At ACME Acting Company, Elizabeth Egloff's The Swan demonstrates what happens when the foundation, first floor and second level all possess serious cracks, and only the top floor of acting manages to overcome and succeed. Ellen Rae Littman, Teo Castellanos and Gregg Davis produce vivid reality on the stage in the midst of a quasi-fantastic, mucho-pretentious piece about an abandoned, confused woman who falls in love with a swan/man A a story based of the myth of Leda and the Swan. Egloff does begin with an interesting, romantic premise but goes nowhere with it; virtually nothing of interest happens after the first fifteen minutes. To say the play is unfinished would give it too much credit. More accurately, the play was never truly written. And Ms. Egloff yearns to be poetic but is no poet. Lines like, "There was a great sound over the earth," and "I'm a man, I'm a bird, I'm a man," didn't do much for my literary edification.

At the second level, Carol Cadby's direction adds more undue weight to an already leaden piece. Long pauses, long blackouts, and too many meaningful glances just serve to accentuate the work's lack of dramatic effect. The only way in which such a piece could work effectively would be as a one act swiftly driven. Cadby keeps holding back the horses, brushing your lips but always stopping the kiss before it happens. Although this may seem charming at first, it ends up tedious.

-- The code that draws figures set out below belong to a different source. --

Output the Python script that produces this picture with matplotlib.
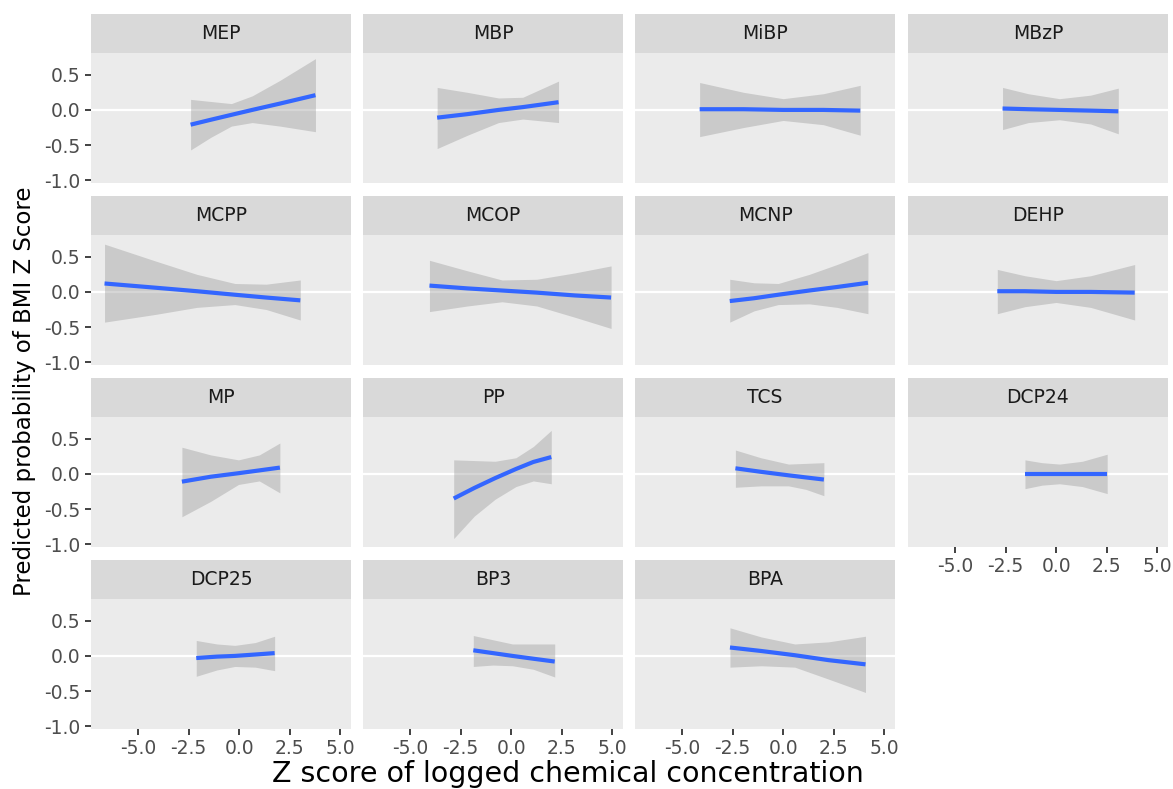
import numpy as np
import matplotlib
matplotlib.use("Agg")
import matplotlib.pyplot as plt

plt.rcParams['font.family'] = ['DejaVu Sans']
plt.rcParams['axes.unicode_minus'] = False

# facet order (row by row)
panel_names = ['MEP', 'MBP', 'MiBP', 'MBzP',
               'MCPP', 'MCOP', 'MCNP', 'DEHP',
               'MP', 'PP', 'TCS', 'DCP24',
               'DCP25', 'BP3', 'BPA']

# read-off points: x, fitted value, lower and upper band
x_vals = [
    [-2.40, -1.40, -0.38, 0.65, 2.02, 3.78],
    [-3.66, -2.16, -0.62, 0.58, 2.35],
    [-4.13, -1.95, 0.00, 1.99, 3.82],
    [-2.65, -1.37, 0.17, 1.71, 3.08],
    [-6.66, -4.14, -2.09, -0.21, 1.34, 3.03],
    [-4.04, -2.16, -0.45, 1.27, 3.15, 4.95],
    [-2.64, -1.44, -0.24, 1.30, 2.67, 4.20],
    [-2.91, -1.54, 0.00, 1.71, 3.89],
    [-2.83, -1.40, -0.03, 1.00, 2.02],
    [-2.84, -1.82, -0.79, 0.24, 1.10, 1.99],
    [-2.36, -1.10, 0.27, 1.13, 2.02],
    [-1.54, -0.70, 0.17, 1.30, 2.53],
    [-2.12, -1.10, -0.21, 0.80, 1.76],
    [-1.87, -0.90, 0.07, 1.10, 2.16],
    [-2.63, -1.08, 0.58, 2.25, 4.08],
]
fit_vals = [
    [-0.21, -0.14, -0.07, 0.00, 0.09, 0.21],
    [-0.11, -0.06, 0.00, 0.04, 0.11],
    [0.01, 0.01, 0.00, 0.00, -0.01],
    [0.02, 0.01, 0.00, -0.01, -0.02],
    [0.12, 0.06, 0.01, -0.04, -0.08, -0.12],
    [0.09, 0.05, 0.02, -0.01, -0.05, -0.08],
    [-0.13, -0.09, -0.04, 0.02, 0.07, 0.13],
    [0.01, 0.01, 0.00, 0.00, -0.01],
    [-0.11, -0.04, 0.01, 0.05, 0.09],
    [-0.35, -0.20, -0.06, 0.07, 0.17, 0.24],
    [0.08, 0.03, -0.02, -0.05, -0.08],
    [0.00, 0.00, 0.00, 0.00, 0.00],
    [-0.03, -0.01, 0.00, 0.02, 0.04],
    [0.08, 0.04, 0.00, -0.04, -0.08],
    [0.12, 0.07, 0.01, -0.06, -0.12],
]
lower_vals = [
    [-0.57, -0.39, -0.23, -0.18, -0.23, -0.31],
    [-0.55, -0.36, -0.18, -0.13, -0.18],
    [-0.38, -0.25, -0.15, -0.21, -0.36],
    [-0.28, -0.18, -0.14, -0.20, -0.34],
    [-0.43, -0.32, -0.22, -0.18, -0.25, -0.40],
    [-0.28, -0.20, -0.14, -0.20, -0.36, -0.52],
    [-0.43, -0.27, -0.18, -0.17, -0.22, -0.31],
    [-0.31, -0.21, -0.15, -0.22, -0.40],
    [-0.61, -0.39, -0.15, -0.10, -0.27],
    [-0.92, -0.60, -0.36, -0.18, -0.10, -0.14],
    [-0.19, -0.17, -0.17, -0.22, -0.31],
    [-0.21, -0.16, -0.14, -0.18, -0.28],
    [-0.29, -0.20, -0.15, -0.16, -0.21],
    [-0.15, -0.13, -0.14, -0.19, -0.30],
    [-0.16, -0.14, -0.16, -0.33, -0.52],
]
upper_vals = [
    [0.15, 0.12, 0.09, 0.20, 0.42, 0.73],
    [0.32, 0.25, 0.17, 0.18, 0.41],
    [0.39, 0.25, 0.16, 0.23, 0.35],
    [0.32, 0.23, 0.16, 0.21, 0.31],
    [0.68, 0.44, 0.25, 0.12, 0.11, 0.17],
    [0.45, 0.30, 0.17, 0.18, 0.27, 0.37],
    [0.18, 0.13, 0.12, 0.25, 0.39, 0.56],
    [0.32, 0.23, 0.16, 0.23, 0.39],
    [0.38, 0.27, 0.20, 0.27, 0.44],
    [0.20, 0.19, 0.18, 0.23, 0.39, 0.62],
    [0.34, 0.23, 0.14, 0.15, 0.16],
    [0.20, 0.16, 0.14, 0.18, 0.28],
    [0.22, 0.17, 0.15, 0.19, 0.28],
    [0.29, 0.23, 0.17, 0.17, 0.17],
    [0.40, 0.27, 0.17, 0.20, 0.28],
]

x_ticks = [-5.0, -2.5, 0.0, 2.5, 5.0]
y_ticks = [-1.0, -0.5, 0.0, 0.5]

W, H = 1173, 789
fig = plt.figure(figsize=(W / 100, H / 100), dpi=100)

col_left = [91, 363, 635, 908]
row_top = [14, 196, 378, 560]
pw, sh, ph = 260, 39, 130

def fr(x, y, w, h):
    return [x / W, 1 - (y + h) / H, w / W, h / H]

for i, name in enumerate(panel_names):
    r, c = divmod(i, 4)
    # strip
    sax = fig.add_axes(fr(col_left[c], row_top[r], pw, sh))
    sax.set_facecolor('#D9D9D9')
    sax.set_xticks([]); sax.set_yticks([])
    for s in sax.spines.values():
        s.set_visible(False)
    sax.text(0.5, 0.5, name, ha='center', va='center', fontsize=13.5, color='#1A1A1A',
             transform=sax.transAxes)

    ax = fig.add_axes(fr(col_left[c], row_top[r] + sh, pw, ph))
    ax.set_facecolor('#EBEBEB')
    for s in ax.spines.values():
        s.set_visible(False)
    ax.axhline(0, color='white', lw=1.6, zorder=1)
    ax.fill_between(x_vals[i], lower_vals[i], upper_vals[i], color='#999999', alpha=0.4,
                    lw=0, zorder=2)
    ax.plot(x_vals[i], fit_vals[i], color='#3366FF', lw=3, zorder=3, solid_capstyle='butt')
    ax.set_xlim(-7.33, 5.54)
    ax.set_ylim(-1.04, 0.81)
    ax.set_xticks(x_ticks)
    ax.set_yticks(y_ticks)
    ax.tick_params(colors='#333333', labelcolor='#4D4D4D', labelsize=13.5, length=4.5,
                   width=1.3, pad=3)
    show_x = (r == 3) or (r == 2 and c == 3)
    if show_x:
        ax.set_xticklabels(['%.1f' % t for t in x_ticks])
    else:
        ax.tick_params(axis='x', length=0, labelbottom=False)
    if c == 0:
        ax.set_yticklabels(['%.1f' % t for t in y_ticks])
    else:
        ax.tick_params(axis='y', length=0, labelleft=False)

fig.text(568 / W, 1 - 774 / H, 'Z score of logged chemical concentration', ha='center',
         va='center', fontsize=20.5, color='black')
fig.text(25 / W, 1 - 391 / H, 'Predicted probability of BMI Z Score', ha='center',
         va='center', rotation=90, fontsize=16.5, color='black')

fig.savefig('out.png', dpi=100)
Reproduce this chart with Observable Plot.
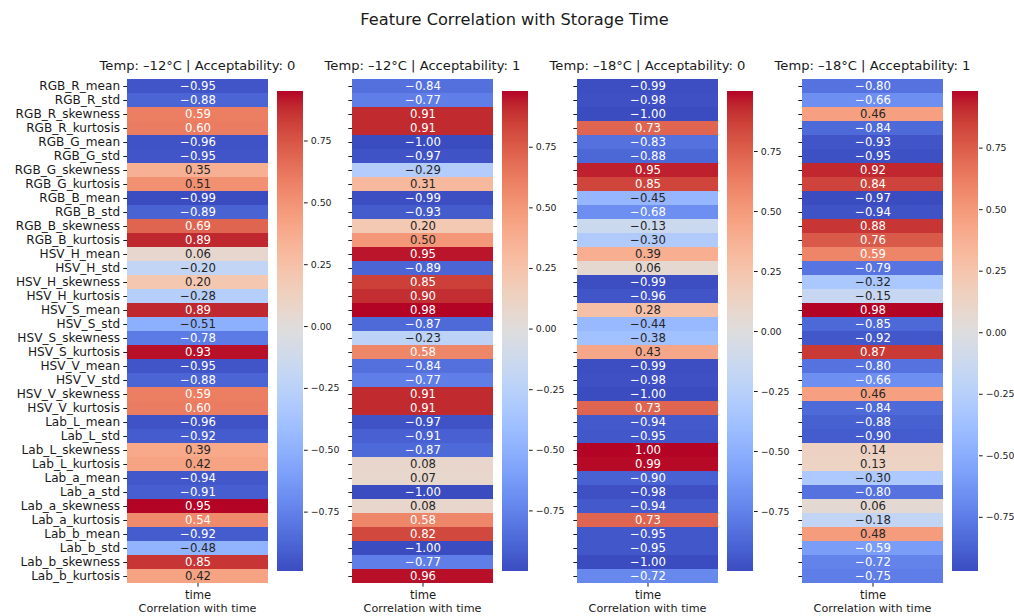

But nothing contributes to the sense of a wasted evening more than a production in which the entire three floors should topple over at any minute, thanks to a flawed play, thoughtless direction, and misguided acting (in this case, overacting). From the usually impressive Theatre Club of the Palm Beaches comes this celebrated (?) New York piece called The Sum of Us by Australian David Stevens. Stevens was previously a screenplay and teleplay writer A damning credentials for theatrical work, that show their evil influence in cliche-ridden dialogue. The plot involves a straight but overly understanding father and his gay son who live together and love each other but can't seem to find love from anyone else. While the script possesses moments of great potential, again the entire piece ends up on a road to nowhere. J. Barry Lewis stages awkwardly and directs everyone to overact as though someone told him that Australians are loud and boisterous but nothing else. Not one actor displays any depth or subtext in the roles and the relationships seem superficial at best. And only Jim Cordes as Dad exhibits something close to an Aussie accent; everyone else tries straight English, Cockney or who-knows-from-where.

As Hurricane Andrew ably proved, structures built with the slightest crack or missing nail easily come undone. Theatrical productions suffer from the same problem. But, as Terrence McNally proves in Lips Together, Teeth Apart, the most important work done on any building lies in its foundation. When directors and actors start off with a great play, their subsequent jobs become easier and the potential for a three-tiered triumph is possible. Playwrights Egloff and Stevens doom the whole project from the start by writing works that serve as virtual dramatic quicksand. Even with the great actors from ACME, eventually the drowning effect takes over.